Bahia Blanca
After an overnight bus ride I arrived early morning to Bahia Blanca. I’d already at this point decided to move on and get myself to Mendoza and bought my ticket to the next city along the way – Neuquen. The
bus there was another overnighter, so it actually worked out nice to spend the
day in Bahia Blanca instead of catching another bus straight away.
The Tourist Information centres in Argentina are top notch, absolutely the best I’ve ever come across. And thankfully too, as the Lonely Planet is about 4 years out of date and woefully inaccurate, particularly with hostels, most of which have
closed down due to Argentinas poor ecomony. The guy in the tourist information
gave me a good map of the city and pointed me to across the road to a shop that
I could store my back pack with for only 15 pesos. Map in hand I set off to the
cities main square.
There’s a good reason not to stay here; there really isn’t a lot to do and it’s not city with an obviously good restaurant scene. Still, it was pleasant enough to walk
around for the day and not be on a bus, down a few coffees in a café where the
waitress was rather rude in correcting my Spanish – or Castillo as it is here
in Argentina. The low point however was a visit to their zoo.
They have a huge park that includes a free zoo. Which at face value is really cool, until you visit it and see how desperately sad the animals appear to be. The lions
seemed content in just lounging around in their pen, but it was when I arrived
at the monkey enclosure that I got a little depressed. Even though their home
wasn’t awful, they clearly were not happy little monkeys. I got the impression
that one monkey was trying to help him/her escape the captivity, and in another
enclosure one of the monkeys came over to the fence, turned its back on me then
prompted urinated. I don’t speak monkey, but I was pretty sure that was an
insult!
What finally made me leave to park and head back to the bus terminal was the visit to the guanaco. A guanaco is a descendant of the alpaca and llama, but oddly with a kangaroo head. They have the same curious disposition the llama has, in that they’ll just stare at you with their giant orb eyes. So when I arrived at his pen the guanaco walked over to the fence and we began a staring competition. It’s an impossible competition to win, these animals are born to stare down anything on the planet, so after a minute or so I decided this was stupid and looked away – at which point the guanaco made his move. He leapt at the fence, which I jumped back from convinced it would clear it, and then spat at me!! I’m pretty sure I had lost some guanaco dominance test and as I made my way from the pen, he walked around the pen keeping an eye on me and spitting a few more times just to drive the point home.

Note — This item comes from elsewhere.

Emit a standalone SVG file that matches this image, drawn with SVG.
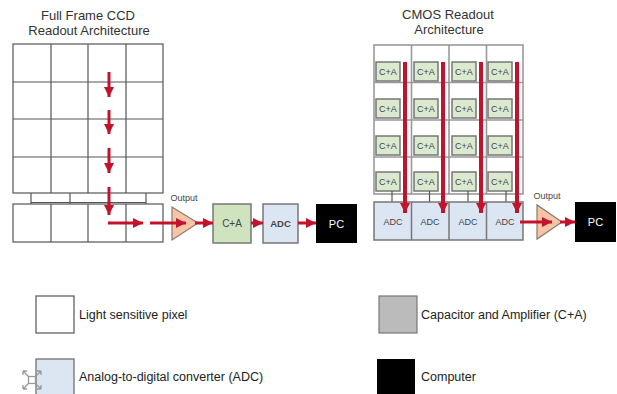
<svg xmlns="http://www.w3.org/2000/svg" width="617" height="394" viewBox="0 0 617 394">
<defs>
<style>
.t{font-family:"Liberation Sans",Arial,sans-serif;fill:#333}
.title{font-size:13px}
.leg{font-size:12.5px;fill:#222}
.grid{fill:#fff;stroke:#555;stroke-width:1.2}
.cgrid{fill:#fff;stroke:#999;stroke-width:1.6}
.ca{fill:#dbeacf;stroke:#777;stroke-width:1.5}
.adc{fill:#dce6f2;stroke:#777;stroke-width:1.5}
.pc{fill:#000}
.amp{fill:#f7c4a5;stroke:#8a7a70;stroke-width:1.2}
.red{stroke:#c3132c;stroke-width:3;fill:none}
.redb{stroke:#c3132c;stroke-width:4;fill:none}
.sm{font-size:9px;fill:#444}
.wh{fill:#fff}
.lbl{fill:#444}
</style>
<marker id="ah" viewBox="0 0 10 10" refX="10" refY="5" markerWidth="3.4" markerHeight="3.4" markerUnits="strokeWidth" orient="auto">
<path d="M0,0 L10,5 L0,10 z" fill="#c3132c"/>
</marker>
<marker id="ahb" viewBox="0 0 10 10" refX="10" refY="5" markerWidth="2.6" markerHeight="2.6" markerUnits="strokeWidth" orient="auto">
<path d="M0,0 L10,5 L0,10 z" fill="#c3132c"/>
</marker>
</defs>
<rect width="617" height="394" fill="#fff"/>

<g id="ccd-title">
<text class="t title" x="88" y="20" text-anchor="middle">Full Frame CCD</text>
<text class="t title" x="89" y="35" text-anchor="middle">Readout Architecture</text>
</g>

<g id="ccd-pixels">
<rect class="grid" x="13" y="44" width="150" height="149"/>
<path d="M51,44V193M88,44V193M126,44V193M13,82H163M13,119H163M13,157H163" stroke="#555" stroke-width="1.2" fill="none"/>
<path d="M31,193V204M70,193V204M146,193V204M31,202.5H146" stroke="#555" stroke-width="1.2" fill="none"/>
</g>

<g id="ccd-register">
<rect class="grid" x="13" y="204" width="150" height="38"/>
<path d="M51,204V242M88,204V242M126,204V242" stroke="#555" stroke-width="1.2" fill="none"/>
</g>

<g id="ccd-output">
<text class="t lbl" x="184" y="201" text-anchor="middle" font-size="9">Output</text>
<polygon class="amp" points="172,207 172,240 198,223"/>
</g>

<g id="ccd-ca">
<rect class="ca" x="213" y="204" width="38" height="39" style="fill:#cfe3bf"/>
<text class="t lbl" x="232" y="227" text-anchor="middle" font-size="10">C+A</text>
</g>

<g id="ccd-adc">
<rect class="adc" x="263" y="204" width="35" height="39"/>
<text class="t lbl" x="280.5" y="227" text-anchor="middle" font-size="9.5" font-weight="bold">ADC</text>
</g>

<g id="ccd-pc">
<rect class="pc" x="316" y="204" width="41" height="39"/>
<text class="t wh" x="336.5" y="228" text-anchor="middle" font-size="11">PC</text>
</g>

<g id="cmos-title">
<text class="t title" x="448" y="19" text-anchor="middle">CMOS Readout</text>
<text class="t title" x="449" y="34" text-anchor="middle">Architecture</text>
</g>

<g id="cmos-pixels">
<rect class="cgrid" x="374" y="45" width="149" height="149"/>
<path d="M411.5,45V194M449,45V194M486.5,45V194M374,82.5H523M374,120H523M374,157H523" stroke="#999" stroke-width="1.6" fill="none"/>
</g>

<g id="cmos-ca">
<rect class="ca" x="376" y="62" width="24" height="19"/>
<rect class="ca" x="414" y="62" width="24" height="19"/>
<rect class="ca" x="452" y="62" width="24" height="19"/>
<rect class="ca" x="488" y="62" width="24" height="19"/>
<rect class="ca" x="376" y="99" width="24" height="19"/>
<rect class="ca" x="414" y="99" width="24" height="19"/>
<rect class="ca" x="452" y="99" width="24" height="19"/>
<rect class="ca" x="488" y="99" width="24" height="19"/>
<rect class="ca" x="376" y="136" width="24" height="19"/>
<rect class="ca" x="414" y="136" width="24" height="19"/>
<rect class="ca" x="452" y="136" width="24" height="19"/>
<rect class="ca" x="488" y="136" width="24" height="19"/>
<rect class="ca" x="376" y="172" width="24" height="19"/>
<rect class="ca" x="414" y="172" width="24" height="19"/>
<rect class="ca" x="452" y="172" width="24" height="19"/>
<rect class="ca" x="488" y="172" width="24" height="19"/>
<g class="t sm" text-anchor="middle">
<text x="388" y="75">C+A</text><text x="426" y="75">C+A</text><text x="464" y="75">C+A</text><text x="500" y="75">C+A</text>
<text x="388" y="112">C+A</text><text x="426" y="112">C+A</text><text x="464" y="112">C+A</text><text x="500" y="112">C+A</text>
<text x="388" y="149">C+A</text><text x="426" y="149">C+A</text><text x="464" y="149">C+A</text><text x="500" y="149">C+A</text>
<text x="388" y="185">C+A</text><text x="426" y="185">C+A</text><text x="464" y="185">C+A</text><text x="500" y="185">C+A</text>
</g>
<path d="M392,191V202M429.5,191V202M468,191V202M506,191V202" stroke="#555" stroke-width="1.2"/>
</g>

<g id="cmos-adc">
<rect class="adc" x="374" y="202" width="149" height="38"/>
<path d="M411.5,202V240M449,202V240M486.5,202V240" stroke="#777" stroke-width="1.5"/>
<g class="t sm" text-anchor="middle">
<text x="393" y="225">ADC</text><text x="430" y="225">ADC</text><text x="468" y="225">ADC</text><text x="505" y="225">ADC</text>
</g>
</g>

<g id="cmos-output">
<text class="t lbl" x="547" y="199" text-anchor="middle" font-size="9">Output</text>
<polygon class="amp" points="537,205 537,239 562,222"/>
</g>

<g id="cmos-pc">
<rect class="pc" x="575" y="202" width="41" height="40"/>
<text class="t wh" x="595.5" y="226" text-anchor="middle" font-size="11">PC</text>
</g>

<g id="connectors">
<path class="red" d="M109,72V97" marker-end="url(#ah)"/>
<path class="red" d="M109,110V134" marker-end="url(#ah)"/>
<path class="red" d="M109,148V173" marker-end="url(#ah)"/>
<path class="red" d="M109,187V215" marker-end="url(#ah)"/>
<path class="red" d="M108,223H143" marker-end="url(#ah)"/>
<path class="red" d="M150,223H186" marker-end="url(#ah)"/>
<path class="red" d="M195,223H213" marker-end="url(#ah)"/>
<path class="red" d="M251,223H263" marker-end="url(#ah)"/>
<path class="red" d="M298,223H316" marker-end="url(#ah)"/>
<path class="redb" d="M405,62V213" marker-end="url(#ahb)"/>
<path class="redb" d="M443,62V213" marker-end="url(#ahb)"/>
<path class="redb" d="M481,62V213" marker-end="url(#ahb)"/>
<path class="redb" d="M517,62V213" marker-end="url(#ahb)"/>
<path class="red" d="M520,222H552" marker-end="url(#ah)"/>
<path class="red" d="M560,222H575" marker-end="url(#ah)"/>
</g>

<g id="legend-pixel">
<rect x="36" y="296" width="38" height="37" fill="#fff" stroke="#555" stroke-width="1.2"/>
<text class="t leg" x="79" y="319">Light sensitive pixel</text>
</g>
<g id="legend-ca">
<rect x="379" y="296" width="38" height="37" fill="#bbb" stroke="#777" stroke-width="1.2"/>
<text class="t leg" x="421" y="319">Capacitor and Amplifier (C+A)</text>
</g>
<g id="legend-adc">
<rect x="36" y="359" width="38" height="40" fill="#dce6f2" stroke="#666" stroke-width="1.2"/>
<text class="t leg" x="79" y="381">Analog-to-digital converter (ADC)</text>
</g>
<g id="legend-pc">
<rect x="377" y="359" width="38" height="40" fill="#000"/>
<text class="t leg" x="421" y="381">Computer</text>
</g>

<g id="move-icon" stroke="#999" stroke-width="1.3" fill="none">
<rect x="28.5" y="376.5" width="7" height="7"/>
<path d="M28.5,376.5L23,371M23,371h4M23,371v4M35.5,376.5L41,371M41,371h-4M41,371v4M28.5,383.5L23,389M23,389h4M23,389v-4M35.5,383.5L41,389M41,389h-4M41,389v-4"/>
</g>
</svg>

Back at the terminal I chilled out for a few hours waiting for the bus, contemplating losing a masculinity test with a llama/kangaroo. Soon enough (well not really, I was there for about 4 hours) I was on the bus headed for Neuquen, the capitol of the Lakes District.
Neuquen
Showers are a great wonderful thing. You don’t appreciate a shower until you’ve been on buses for two nights in a row. I was in desperate need of a shower and a decent sleep. While the Argentinian buses are great and mostly comfortable, nothing really beats an actual bed to sleep in. So once I had arrived in Neuquen I
started my walk towards the centre of town to find a place to stay.
After about 45 minutes I realised I was walking in the wrong direction – I had read the map wrong and had turned right from the bus terminal instead of left, effectively walking in the complete opposite direction to the centre. After cursing myself I about faced and wearily made my way in the correct direction.
I wasn’t planning on staying in Neuquen for more than the night. Once again, it’s a city that doesn’t hold a lot of tourist appeal, but it did remind me greatly of La
Serena in Chile. The climate was getting better and it’s actually a nice city.
Honestly, it could have been the fact I’d been on buses the past two nights,
but I decided to stay here for two nights and just enjoy a room that wasn’t a
dorm, drink great coffee in the morning (while watching the Olympics, with an
unsurprisingly Argentinian focus) and enjoyed two-for-one Jameson whiskey in an Irish bar I stumbled upon.
After two days I felt human again and said my goodbyes to the awesome two elderly chaps that ran the residential I was staying in. It was time to visit Argentinas wine region, and the famous city of Mendoza where Malbec red wine is internationally renown.
One response to “Busing it into Northern Argentina”
Sounds as though you are having a few disappointments in Argentina, apart from the two for one scotches. Just be careful, remember one time you were boozing and ended up with a wallet full of counterfeit banknotes.